Fun with Frank

A running, first draft only, write-yourself-into-and-out-of-a-corner kind of serial story.

Wednesday, November 16, 2005

38...

Way back in a close den, within the dense branches of a stunted cypress tree, in a matted hole in the plant life that smelled of cheap liquor and piss, a large and thin man lay on dried fir needles with one sickly green eye open.
Many homeless people had used this hole before, as had many junkies. It carried a sense of desperation that drove back any feeling of nurturing that the plant life vainly attempted to throw out. The very air within was a thick and dank, fetid affair that birthed tumors of sadness, hopelessness and lost ways; it drove away images of purity like a cold wind eradicating smoke. In many ways it was the perfect place for Uncle Eddie to catch a few winks.
Uncle Eddie lay on his left side, curled with his knees towards his chest so his body made a spindly G. That one open eye turned slowly in its socket as though it were a machine, a quick, reptilian blink however, broke that illusion.
He had sensed the biker’s anger from a mile away, literally. He could feel it coming through the air, vibrating his body like a rabbity and spastic bass beat. He could smell it, like a strong and long wisp of burned toast.

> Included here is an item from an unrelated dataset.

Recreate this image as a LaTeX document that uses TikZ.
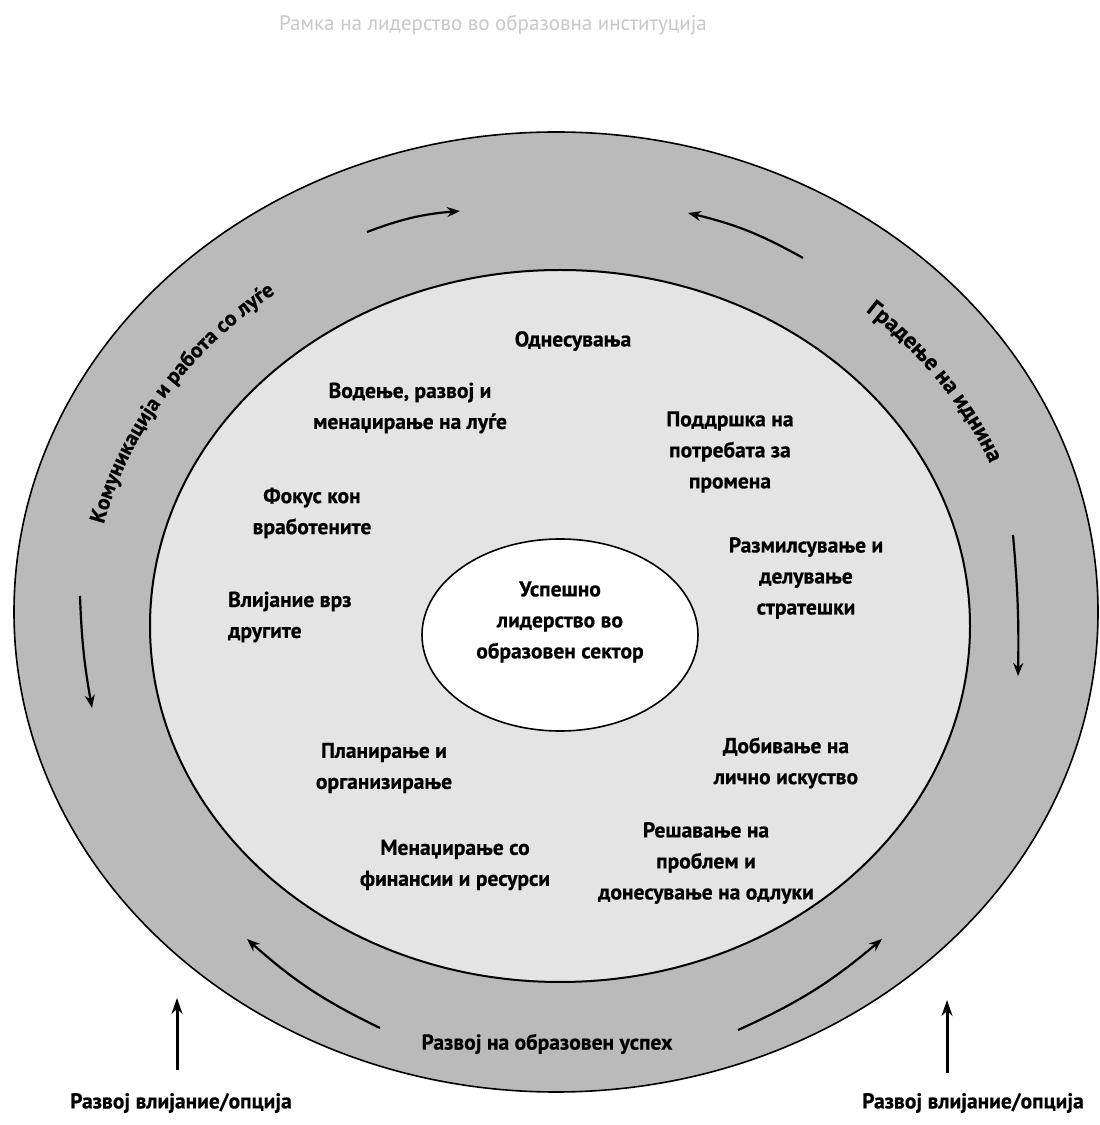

He had tasted it as this foul air fell in over his teeth and it had been the flavor of steel and chlorine, and something sweet; the taste of untouchable desires.
That is what had snapped him awake like an alarm bell ringing, this pulsing and delicious anger. He didn’t move, he had much better control than that. He sat and determined just where this beacon was coming from and after a moment, he slowly opened his eye.
At that same moment, Uncle Eddie felt that knot of anger ramp up into a snapping fear. This was something even more fabulous than the anger that had preceded it. Fear was the properly aged Bordeaux to anger’s piss bottled wino wine. Fear made Uncle Eddie’s cock stand up and take notice.
Once the biker was away, Uncle Eddie flared his nostrils, trying to pull up all that the biker gave. He lost the scent somewhere about the time the biker reached the ocean.
He closed that murky eye and turned his mind to dark fantasies that pulsed with an almost reptilian consciousness. Down in that moaning darkness there writhed beasts never named. These were fantasies that, visited on a normal man, would break minds like a hammer through dinnerware.
Uncle Eddie faded back into sleep, his wiry arm wrapped around the mangled carcass of a large raccoon as though it were a teddy bear.